Defendant denied that he knew about, participated in, or agreed to the burglary scheme, and denied knowing that the guns were stolen. Def. Br. at 7, 31-32; A:72-73; PSR ¶ 17. The government agreed that the guns were not Defendant's. Based on the facts before the court, it was not clear error to find that the burglary was not part of the “jointly undertaken criminal activity,” i.e., part of a criminal “plan” or “scheme” that was “undertaken by the defendant” “in concert with others,” U.S.S.G. § 1B1.3(a)(1)(B), and, therefore, the adjustment was inapplicable.

We also find Defendant's reliance on Hill unpersuasive. Hill is distinguishable, and even supports our conclusion. Although the defendant in that case was not involved in the burglary itself, he knew about the burglary, was aware of the stolen status of the guns, and, most importantly, directly participated with others in two separate sales and transfers of the stolen guns to a confidential informant. Hill, 563 F.3d at 573-75. Hill's possession of the stolen guns was part of his “jointly undertaken criminal activity” that involved other participants. Indeed, in noting that “Hill's possession of the guns was one step in a longer sequence of events through which firearms were obtained by burglary and then sold to the [confidential informant]”, Hill, 563 F.3d at 578, the court expressly distinguished those facts from prior precedent where “the defendant simply possessed the gun (alone or perhaps jointly with his girlfriend) without doing so in furtherance of a broader criminal scheme.” Id. at 578 n. 1 (emphasis added).


Finally, Defendant argues that District Court erred because the length of his sentence is substantively unreasonable. We find this argument without merit.

In reviewing the substantive reasonableness of a sentence, “we take into account the totality of the circumstances, giving due deference to the sentencing judge's exercise of discretion, and bearing in mind the institutional advantages of district courts.” United States v. Cavera, 550 F.3d 180, 190 (2d Cir. 2008) (en banc). Our review of a criminal sentence “amounts to review for abuse of discretion.” Id. at 187. A district court abuses its discretion if it “base[s] its ruling on an erroneous view of the law or on a clearly erroneous assessment of the evidence, or render[s] a decision that cannot be located within the range of permissible decisions.” In re Sims, 534 F.3d 117, 132 (2d Cir. 2008) (internal citation and quotation marks omitted).

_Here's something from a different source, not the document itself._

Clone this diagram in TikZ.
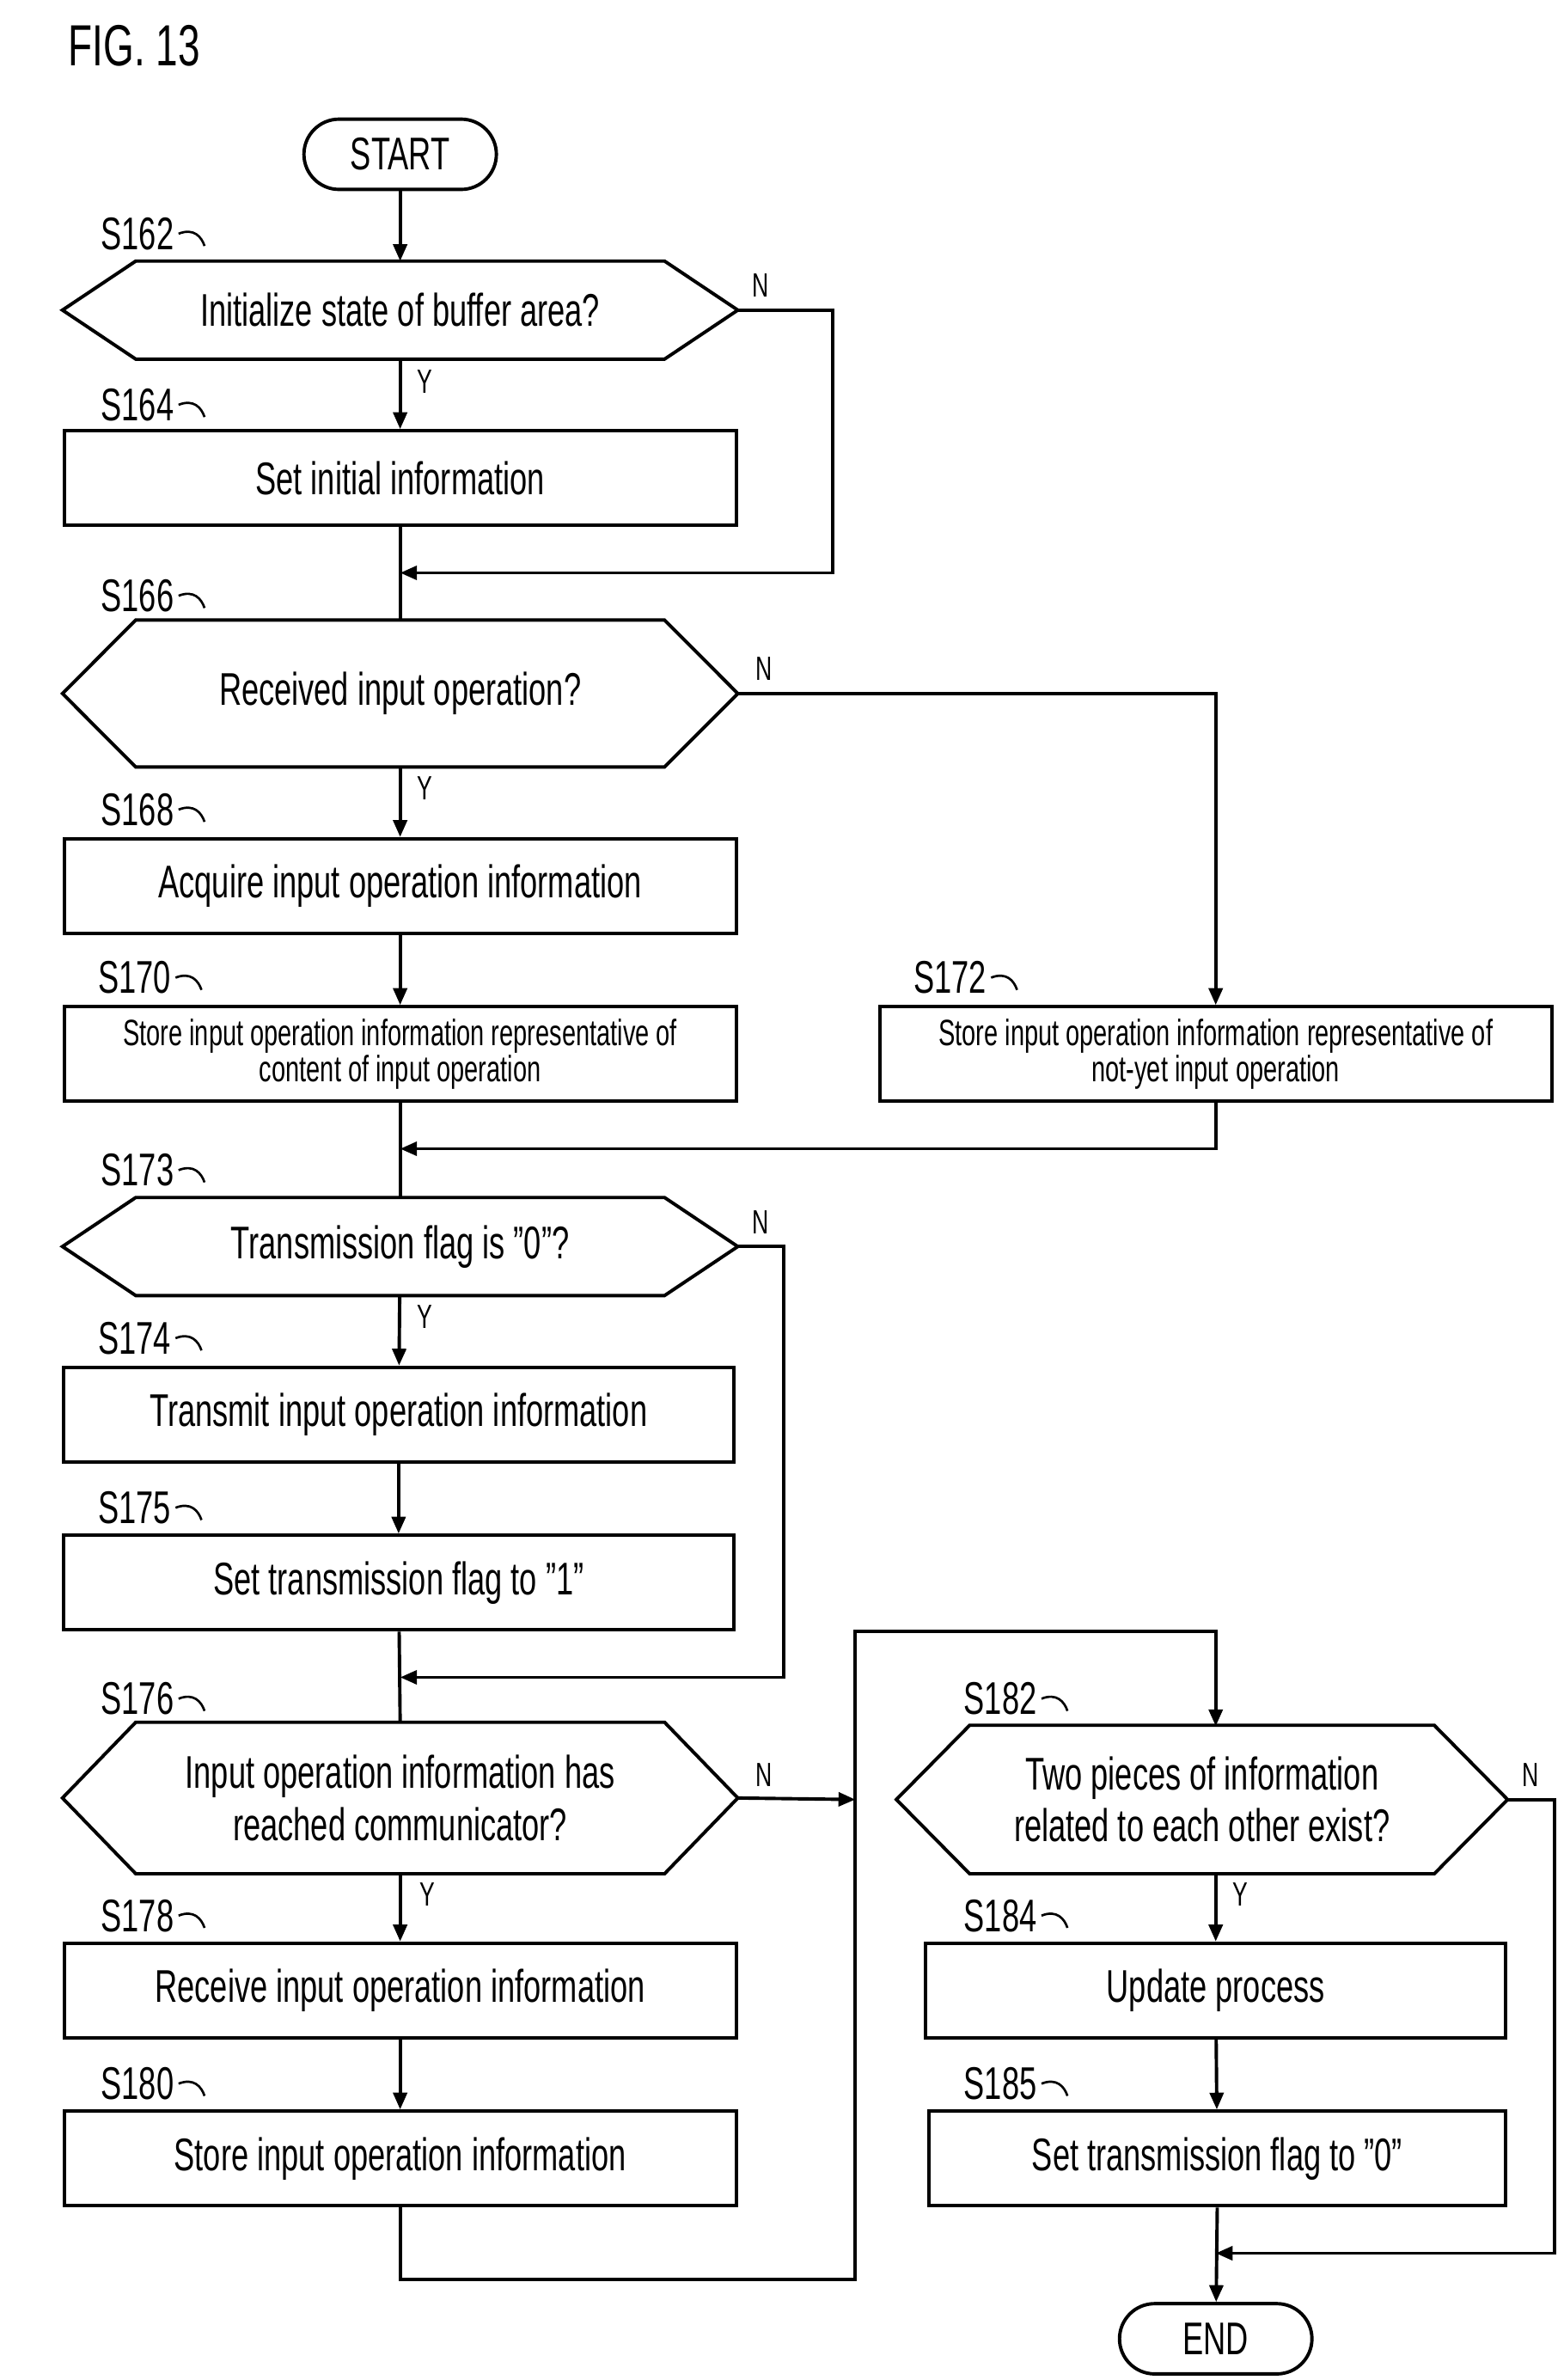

The sentence of 78 months’ imprisonment, substantially below the Guidelines range of 100 to 125 months, was the product of the District Court's consideration of the statutory sentencing factors—including Defendant's history and characteristics, the seriousness of his offense, and the need to deter and prevent further criminal conduct by him. Although Defendant suggests that the District Court should have placed more weight on the mitigating aspects of his case, the weight to be given to mitigating and aggravating factors “is a matter firmly committed to the discretion of the sentencing judge and is beyond our appellate review, as long as the sentence ultimately imposed is reasonable.” United States v. Florez, 447 F.3d 145, 158 (2d Cir. 2006) (alteration and internal quotation marks omitted); see also Cavera, 550 F.3d at 191 (“[W]e do not consider what weight we would ourselves have given a particular factor.”). We identify no error in this sentence.


We have reviewed all the arguments raised by Defendant on appeal and find them to be without merit. For the foregoing reasons, we AFFIRM the June 17, 2019 judgment of the District Court.